“Yaşar Kemal Kendini Anlatıyor” başlığıyla yayımlanan Fransız Eleştirmen-Düşünür Alain Bosquet ile görüşmelerinde “Ben değişim çağları yazarıyım” der Yaşar Kemal gibi büyük bir bilge üzerine elbette yazılacak çok yazı vardır ve yazılmıştır. “İnce Memed”, “Dağın Öte Yüzü”, “Bir Ada Hikâyesi” gibi isyan, direniş ve ezilenler perspektifinden yazılmış roman serileri epeyce inceleme konusu olmuştur. Bu yazıda ise […]

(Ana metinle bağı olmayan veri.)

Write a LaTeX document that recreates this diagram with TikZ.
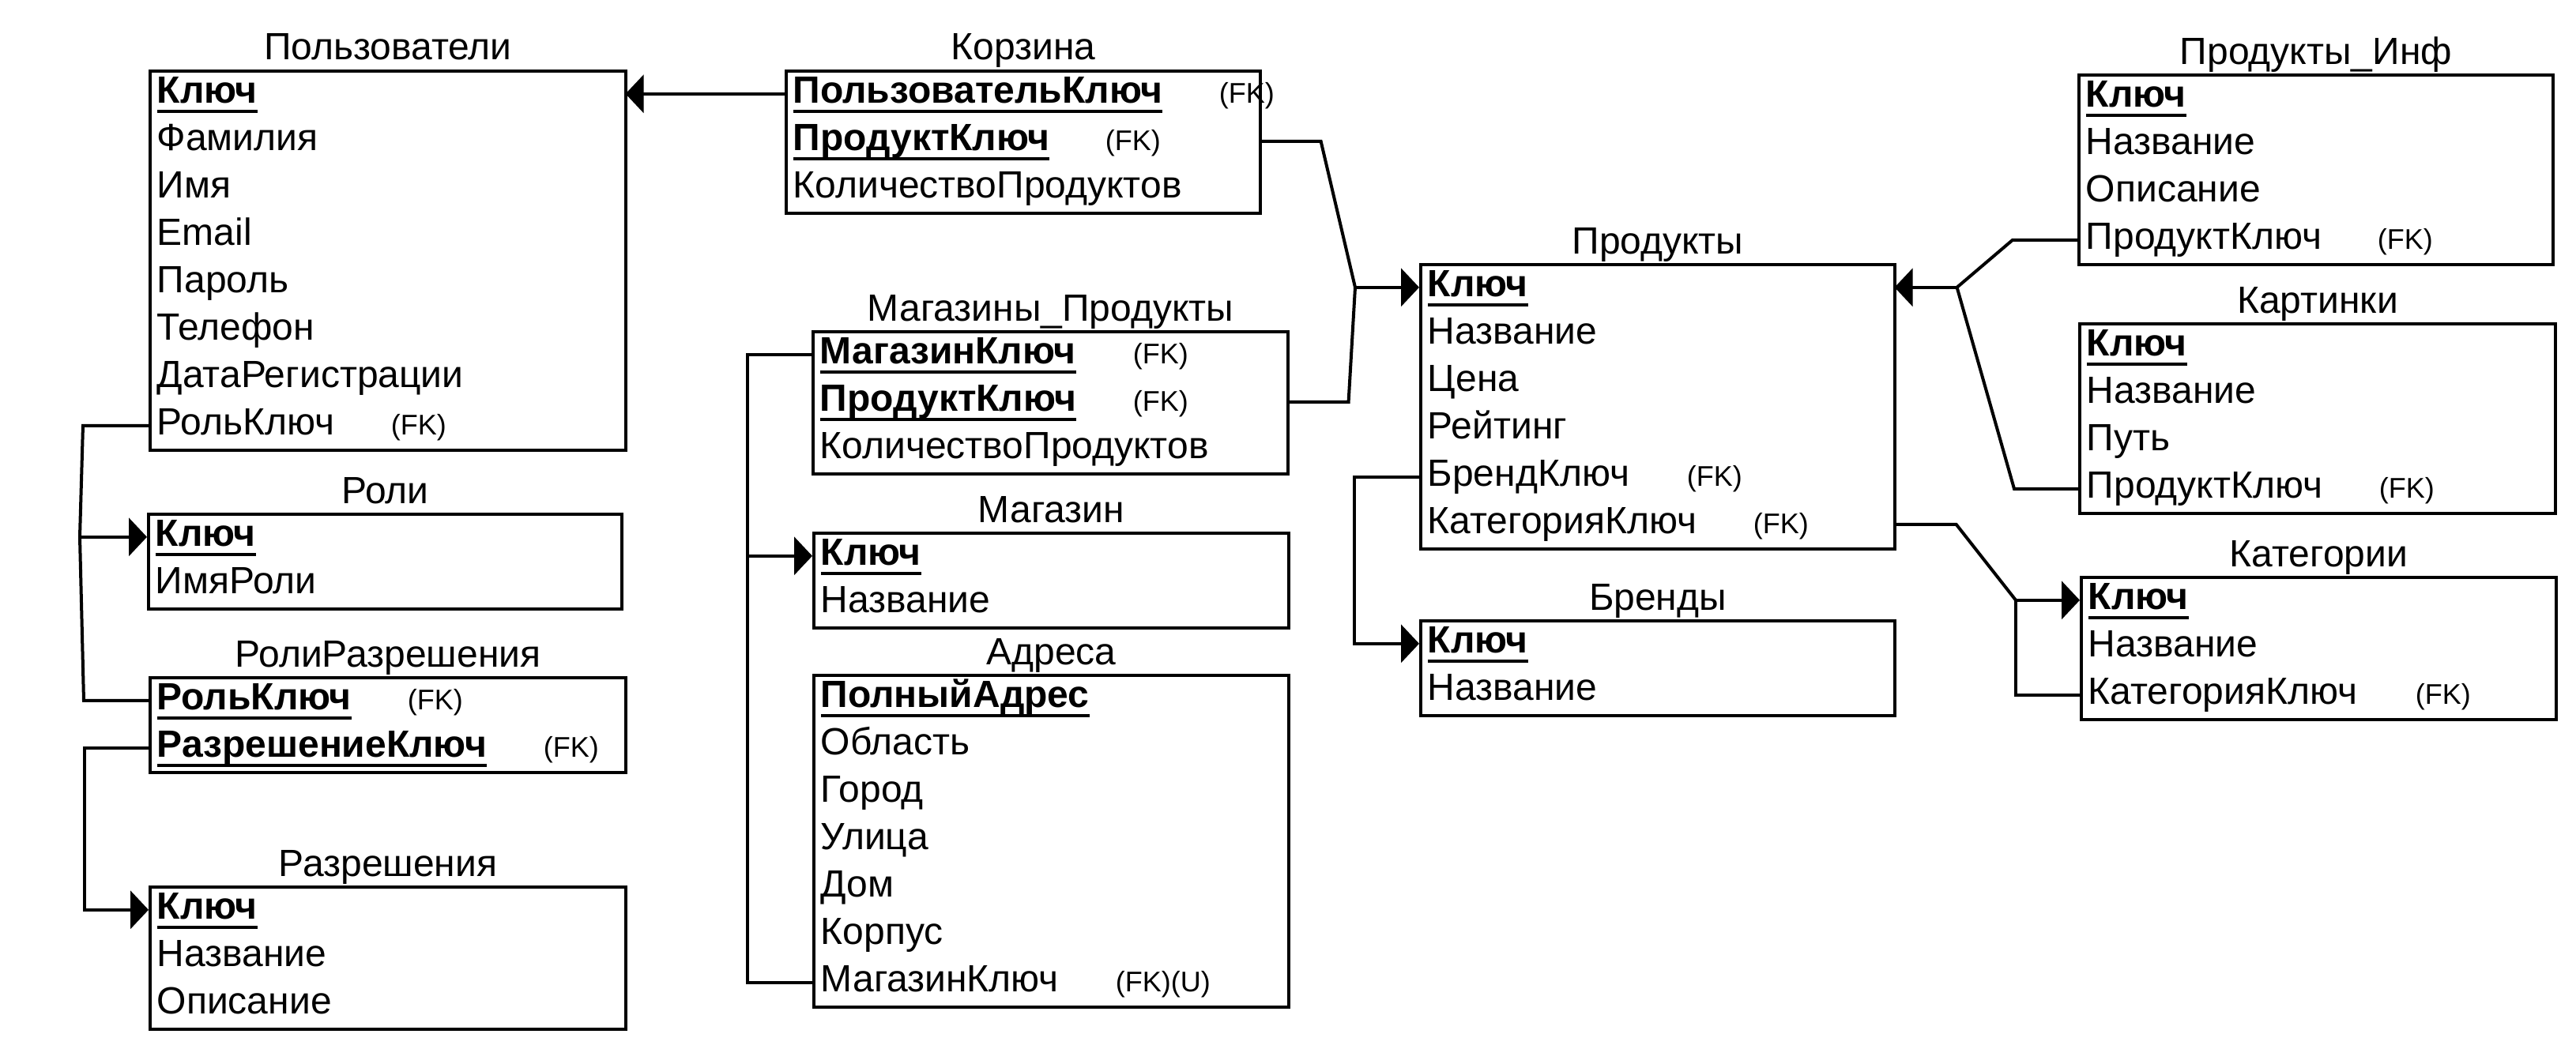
\documentclass[tikz,border=0pt]{standalone}
\usepackage{fontspec}
\setmainfont{Liberation Sans}
\usetikzlibrary{arrows.meta,calc}
\newcommand\rowfont{\fontsize{12pt}{14pt}\selectfont}
\newcommand\fksize{\fontsize{9pt}{10pt}\selectfont}
\newcommand\keytxt[1]{\setbox0=\hbox{\bfseries #1}\rlap{\rule[-3.1pt]{\wd0}{1pt}}\box0}
\newcommand\fkat[3]{\makebox[#1][l]{#2}\rlap{\fksize #3}}
\tikzset{
  tbox/.style={draw, line width=1pt, inner sep=0pt},
  ttitle/.style={anchor=base, inner sep=0pt, font=\rowfont},
  trow/.style={inner xsep=2.5pt, inner ysep=0pt, text height=10.5pt, text depth=4.5pt, align=left, font=\rowfont},
  conn/.style={line width=1pt},
  arr/.style={conn, -{Triangle[length=5.75pt,width=12pt]}}
}
\newcommand\mktable[6]{%
  \pgfmathsetlengthmacro\tw{#3*0.25pt}%
  \pgfmathsetlengthmacro\th{#4*15pt}%
  \pgfmathsetlengthmacro\txw{#3*0.25pt-5pt}%
  \node[tbox, minimum width=\tw, minimum height=\th, anchor=north west] (#1) at #2 {};
  \node[ttitle] (#1T) at ([yshift=3pt]#1.north) {#5};
  \foreach \rowc [count=\i] in {#6} {
    \node[trow, text width=\txw, anchor=north west] (#1\i) at ([yshift=-(\i-1)*15pt]#1.north west) {\rowc};
  }
}
\begin{document}
\begin{tikzpicture}[x=0.25pt,y=-0.25pt]
\useasboundingbox (0,0) rectangle (3260,1328);
\mktable{users}{(188,88)}{602}{8}{Пользователи}{\keytxt{Ключ},Фамилия,Имя,Email,Пароль,Телефон,ДатаРегистрации,\fkat{74pt}{РольКлюч}{(FK)}}
\mktable{roles}{(186,649)}{599}{2}{Роли}{\keytxt{Ключ},ИмяРоли}
\mktable{rp}{(188,856)}{602}{2}{РолиРазрешения}{\fkat{79.25pt}{\keytxt{РольКлюч}}{(FK)},\fkat{122.25pt}{\keytxt{РазрешениеКлюч}}{(FK)}}
\mktable{perm}{(188,1121)}{602}{3}{Разрешения}{\keytxt{Ключ},Название,Описание}
\mktable{cart}{(993,88)}{600}{3}{Корзина}{\fkat{134.75pt}{\keytxt{ПользовательКлюч}}{(FK)},\fkat{98.75pt}{\keytxt{ПродуктКлюч}}{(FK)},КоличествоПродуктов}
\mktable{sp}{(1027,418)}{601}{3}{Магазины\_Продукты}{\fkat{99pt}{\keytxt{МагазинКлюч}}{(FK)},\fkat{99pt}{\keytxt{ПродуктКлюч}}{(FK)},КоличествоПродуктов}
\mktable{shop}{(1028,673)}{601}{2}{Магазин}{\keytxt{Ключ},Название}
\mktable{addr}{(1028,853)}{601}{7}{Адреса}{\keytxt{ПолныйАдрес},Область,Город,Улица,Дом,Корпус,\fkat{93.25pt}{МагазинКлюч}{(FK)(U)}}
\mktable{prod}{(1796,333)}{600}{6}{Продукты}{\keytxt{Ключ},Название,Цена,Рейтинг,\fkat{82pt}{БрендКлюч}{(FK)},\fkat{103pt}{КатегорияКлюч}{(FK)}}
\mktable{brand}{(1796,784)}{600}{2}{Бренды}{\keytxt{Ключ},Название}
\mktable{pi}{(2629,93)}{600}{4}{Продукты\_Инф}{\keytxt{Ключ},Название,Описание,\fkat{92.25pt}{ПродуктКлюч}{(FK)}}
\mktable{img}{(2630,408)}{602}{4}{Картинки}{\keytxt{Ключ},Название,Путь,\fkat{92.5pt}{ПродуктКлюч}{(FK)}}
\mktable{cat}{(2632,729)}{601}{3}{Категории}{\keytxt{Ключ},Название,\fkat{103.5pt}{КатегорияКлюч}{(FK)}}
% connectors
\draw[arr] (cart1.west) -- (users1.east);
\draw[conn] (users8.west) -- ++(-83,0) coordinate (jR) -- ($(jR |- roles1.west)+(-4,0)$) coordinate (jR2) -- ($(jR |- rp1.west)+(1,0)$) -- (rp1.west);
\draw[arr] (jR2) -- (roles1.west);
\draw[arr] (rp2.west) -- ++(-81,0) |- (perm1.west);
\draw[conn] (sp1.west) -- ++(-81,0) coordinate (jS) |- (addr7.west);
\draw[arr] (jS |- shop1.west) -- (shop1.west);
\coordinate (jP) at ($(prod1.west)+(-81,0)$);
\draw[conn] (cart2.east) -- ++(77,0) -- (jP);
\draw[conn] (sp2.east) -- ++(77,0) -- (jP);
\draw[arr] (jP) -- (prod1.west);
\coordinate (jI) at ($(prod1.east)+(79,0)$);
\draw[conn] (pi4.west) -- ++(-82,0) -- (jI);
\draw[conn] (img4.west) -- ++(-81,0) -- (jI);
\draw[arr] (jI) -- (prod1.east);
\draw[arr] (prod5.west) -- ++(-82,0) |- (brand1.west);
\draw[conn] (prod6.east) -- ++(78,0) -- ($(cat1.west)+(-81,0)$) coordinate (jC);
\draw[arr] (jC) -- (cat1.west);
\draw[conn] (cat3.west) -- (jC |- cat3.west) -- (jC);
\end{tikzpicture}
\end{document}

“Yaşar Kemal Kendini Anlatıyor” başlığıyla yayımlanan Fransız Eleştirmen-Düşünür Alain Bosquet ile görüşmelerinde “Ben değişim çağları yazarıyım” der
Yaşar Kemal gibi büyük bir bilge üzerine elbette yazılacak çok yazı vardır ve yazılmıştır. “İnce Memed”, “Dağın Öte Yüzü”, “Bir Ada Hikâyesi” gibi isyan, direniş ve ezilenler perspektifinden yazılmış roman serileri epeyce inceleme konusu olmuştur. Bu yazıda ise yazarın bir başka büyük eseri “Akçasazın Ağaları” ışığında Yaşar Kemal’in ülkesi Çukurova’yı ve ülkemizde yaşanan ciddi bir toplumsal dönüşümü görmeye çalışacağız.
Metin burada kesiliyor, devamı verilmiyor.